## begin Dataset section
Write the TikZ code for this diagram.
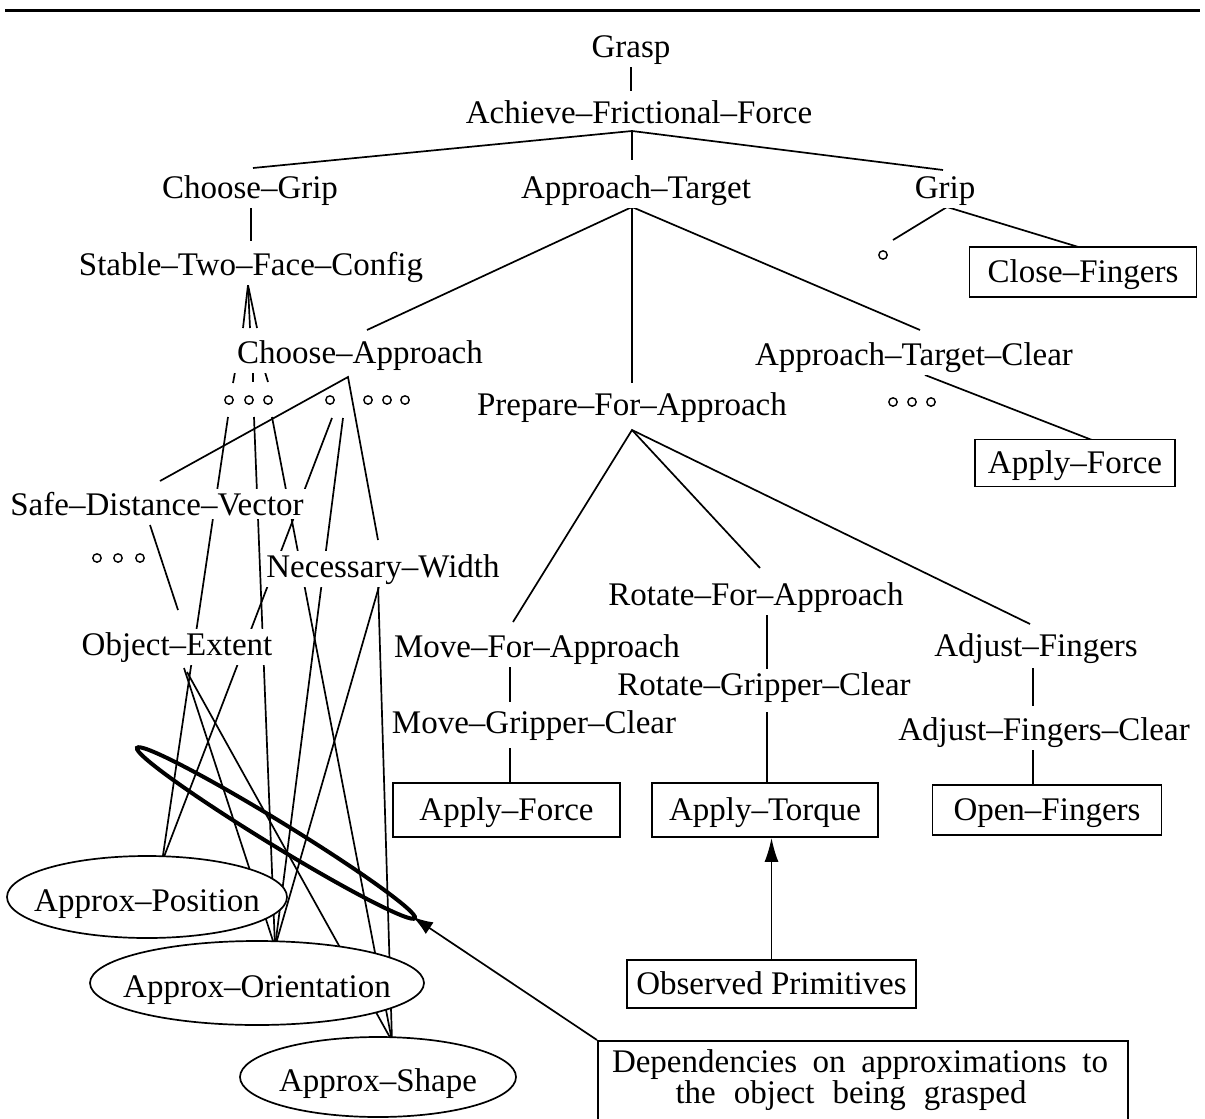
\documentclass[tikz,border=0pt]{standalone}
\usepackage{fontspec}
\setmainfont{Liberation Serif}
\usetikzlibrary{shapes.geometric,arrows.meta,backgrounds}
\begin{document}
\begin{tikzpicture}[x=0.5pt,y=-0.5pt,
  lbl/.style={font=\fontsize{16.5}{19}\selectfont, inner sep=1.5pt, fill=white, anchor=base},
  boxn/.style={draw, line width=0.85pt, fill=white, font=\fontsize{16.5}{19}\selectfont, inner sep=0pt, text height=13pt, text depth=2.2pt},
  ell/.style={ellipse, draw, line width=0.85pt, fill=white, inner sep=0pt, font=\fontsize{16.5}{19}\selectfont, text height=15pt, text depth=0.2pt},
  ring/.style={circle, draw, line width=0.7pt, inner sep=0pt, minimum size=4.2pt, fill=white},
  conn/.style={line width=0.85pt},
  loopline/.style={line width=2pt}]
\clip (0,0) rectangle (1205,1119);
\draw[line width=1.5pt] (5,10) -- (1200,10);

% ---------- labels ----------
\node[lbl] (grasp) at (631,57) {Grasp};
\node[lbl] (aff) at (639,123) {Achieve–Frictional–Force};
\node[lbl] (cgrip) at (250,198) {Choose–Grip};
\node[lbl] (apptgt) at (636,198) {Approach–Target};
\node[lbl] (grip) at (945,198) {Grip};
\node[lbl] (stfc) at (251,275) {Stable–Two–Face–Config};
\node[boxn, minimum width=113.5pt, minimum height=25pt] (cf) at (1083,272) {Close–Fingers};
\node[lbl] (capp) at (360,363) {Choose–Approach};
\node[lbl] (atc) at (914,365) {Approach–Target–Clear};
\node[lbl] (pfa) at (632,415) {Prepare–For–Approach};
\node[boxn, minimum width=100pt, minimum height=23.5pt] (afr) at (1075,463) {Apply–Force};
\node[lbl] (sdv) at (157,515) {Safe–Distance–Vector};
\node[lbl] (nw) at (383,577) {Necessary–Width};
\node[lbl] (rfa) at (756,605) {Rotate–For–Approach};
\node[lbl] (mfa) at (537,657) {Move–For–Approach};
\node[lbl] (oe) at (177,655) {Object–Extent};
\node[lbl] (af) at (1036,656) {Adjust–Fingers};
\node[lbl] (rgc) at (764,695) {Rotate–Gripper–Clear};
\node[lbl] (mgc) at (534,733) {Move–Gripper–Clear};
\node[lbl] (afc) at (1044,740) {Adjust–Fingers–Clear};
\node[boxn, minimum width=113.5pt, minimum height=27pt] (apf) at (506.5,810) {Apply–Force};
\node[boxn, minimum width=113pt, minimum height=27pt] (apt) at (765,810) {Apply–Torque};
\node[boxn, minimum width=114.5pt, minimum height=25pt] (opf) at (1047,810) {Open–Fingers};
\node[boxn, minimum width=144.5pt, minimum height=24pt] (obs) at (771.5,984) {Observed Primitives};
\node[ell, minimum width=140pt, minimum height=41pt] (ap) at (147,897) {\makebox[0pt]{Approx–Position}};
\node[ell, minimum width=167pt, minimum height=42pt] (ao) at (257,983) {\makebox[0pt]{Approx–Orientation}};
\node[ell, minimum width=138pt, minimum height=40pt] (as) at (378,1077) {\makebox[0pt]{Approx–Shape}};

% dependencies box
\node[draw, line width=0.85pt, anchor=north west, minimum width=265pt, minimum height=60pt, inner sep=0pt] (dep) at (597,1040) {};
\node[lbl, fill=none] (dep1) at (860,1072) {\makebox[248pt][s]{Dependencies on approximations to}};
\node[lbl, fill=none] (dep2) at (851,1103) {\makebox[175.5pt][s]{the object being grasped}};

% ---------- small rings ----------
\node[ring] (g1) at (883,255) {};
\node[ring] (r1) at (229,400) {};
\node[ring] (r2) at (249,400) {};
\node[ring] (r3) at (268,400) {};
\node[ring] (r4) at (330,400) {};
\node[ring] (r5) at (368,400) {};
\node[ring] (r6) at (387,400) {};
\node[ring] (r7) at (405,400) {};
\node[ring] (r8) at (893,402) {};
\node[ring] (r9) at (912,402) {};
\node[ring] (r10) at (931,402) {};
\node[ring] (r11) at (97,558) {};
\node[ring] (r12) at (118,558) {};
\node[ring] (r13) at (140,558) {};

% ---------- connector end points ----------
\coordinate (graspB) at (631,65);
\coordinate (affT) at (631,91);
\coordinate (affB) at (632,131);
\coordinate (cgripT) at (253,168);
\coordinate (atT) at (632,160);
\coordinate (gripT) at (943,170);
\coordinate (cgripB) at (251,205);
\coordinate (stfcT) at (251,241);
\coordinate (stfcB) at (248,285);
\coordinate (capT1) at (243,328);
\coordinate (capT2) at (250,328);
\coordinate (capT3) at (257,328);
\coordinate (atB) at (632,207);
\coordinate (capTR) at (367,330);
\coordinate (pfaT) at (632,383);
\coordinate (atcT) at (920,330);
\coordinate (gripB) at (947,207);
\coordinate (g1T) at (893,240);
\coordinate (cfT) at (1085,249);
\coordinate (atcB) at (925,375);
\coordinate (afrT) at (1092,440);
\coordinate (pfaB) at (632,430);
\coordinate (mfaT) at (513,622);
\coordinate (rfaT) at (760,568);
\coordinate (afT) at (1030,624);
\coordinate (mfaB) at (510,665);
\coordinate (mgcT) at (510,702);
\coordinate (mgcB) at (510,748);
\coordinate (rfaB) at (767,615);
\coordinate (rgcT) at (767,670);
\coordinate (rgcB) at (767,712);
\coordinate (afB) at (1033,668);
\coordinate (afcT) at (1033,706);
\coordinate (afcB) at (1033,750);
\coordinate (caA) at (348,377);
\coordinate (sdvT) at (160,481);
\coordinate (nwT) at (378,540);
\coordinate (t1a) at (235,372); \coordinate (t1b) at (233,383);
\coordinate (t2a) at (253,372); \coordinate (t2b) at (253,382);
\coordinate (t3a) at (265,372); \coordinate (t3b) at (268,382);
\coordinate (c1) at (228,417);
\coordinate (c2) at (254,417);
\coordinate (c3) at (272,417);
\coordinate (c4) at (332,418);
\coordinate (c5) at (343,418);
\coordinate (nwB1) at (378,583);
\coordinate (nwB2) at (380,583);
\coordinate (sdvB) at (150,525);
\coordinate (oeT) at (178,610);
\coordinate (oeB2) at (184,668);
\coordinate (oeB3) at (187,672);
\coordinate (apT) at (162,862);
\coordinate (aoT) at (275,947);
\coordinate (asT) at (392,1041);
\coordinate (looptip) at (413,917);

% ---------- connectors (under the labels) ----------
\begin{scope}[on background layer]
\draw[conn] (graspB) -- (affT);
\draw[conn] (cgripT) -- (affB) -- (gripT);
\draw[conn] (affB) -- (atT);
\draw[conn] (cgripB) -- (stfcT);
\draw[conn] (capT1) -- (stfcB) -- (capT3);
\draw[conn] (stfcB) -- (capT2);
\draw[conn] (capTR) -- (atB) -- (atcT);
\draw[conn] (atB) -- (pfaT);
\draw[conn] (g1T) -- (gripB) -- (cfT);
\draw[conn] (atcB) -- (afrT);
\draw[conn] (mfaT) -- (pfaB) -- (afT);
\draw[conn] (pfaB) -- (rfaT);
\draw[conn] (mfaB) -- (mgcT);
\draw[conn] (mgcB) -- (apf.north -| mgcB);
\draw[conn] (rfaB) -- (rgcT);
\draw[conn] (rgcB) -- (apt.north -| rgcB);
\draw[conn] (afB) -- (afcT);
\draw[conn] (afcB) -- (opf.north -| afcB);
\draw[conn] (sdvT) -- (caA) -- (nwT);
\draw[conn] (t1a) -- (t1b);
\draw[conn] (t2a) -- (t2b);
\draw[conn] (t3a) -- (t3b);
\draw[conn] (c1) -- (apT);
\draw[conn] (c4) -- (apT);
\draw[conn] (c2) -- (aoT);
\draw[conn] (c5) -- (aoT);
\draw[conn] (c3) -- (asT);
\draw[conn] (nwB1) -- (asT);
\draw[conn] (nwB2) -- (aoT);
\draw[conn] (sdvB) -- (oeT);
\draw[conn] (oeB2) -- (aoT);
\draw[conn] (oeB3) -- (asT);
\end{scope}

% ---------- arrows and loop ----------
\draw[conn, -{Latex[length=12pt,width=7pt]}] (obs.north) -- (apt.south -| obs.north);
\draw[loopline, rotate around={-31.5:(276,833)}] (276,833) ellipse [x radius=163, y radius=12];
\draw[conn, -{Latex[length=10pt,width=7pt]}] (dep.north west) -- (looptip);
\end{tikzpicture}
\end{document}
## end Dataset section
▸ **Exercise directions**
Restate only the lines running from the start of the material above through the line containing "(5,10) -- (1200,10);", ends included. No pictures.

▸ **Result of this task**
Write the TikZ code for this diagram.
\documentclass[tikz,border=0pt]{standalone}
\usepackage{fontspec}
\setmainfont{Liberation Serif}
\usetikzlibrary{shapes.geometric,arrows.meta,backgrounds}
\begin{document}
\begin{tikzpicture}[x=0.5pt,y=-0.5pt,
  lbl/.style={font=\fontsize{16.5}{19}\selectfont, inner sep=1.5pt, fill=white, anchor=base},
  boxn/.style={draw, line width=0.85pt, fill=white, font=\fontsize{16.5}{19}\selectfont, inner sep=0pt, text height=13pt, text depth=2.2pt},
  ell/.style={ellipse, draw, line width=0.85pt, fill=white, inner sep=0pt, font=\fontsize{16.5}{19}\selectfont, text height=15pt, text depth=0.2pt},
  ring/.style={circle, draw, line width=0.7pt, inner sep=0pt, minimum size=4.2pt, fill=white},
  conn/.style={line width=0.85pt},
  loopline/.style={line width=2pt}]
\clip (0,0) rectangle (1205,1119);
\draw[line width=1.5pt] (5,10) -- (1200,10);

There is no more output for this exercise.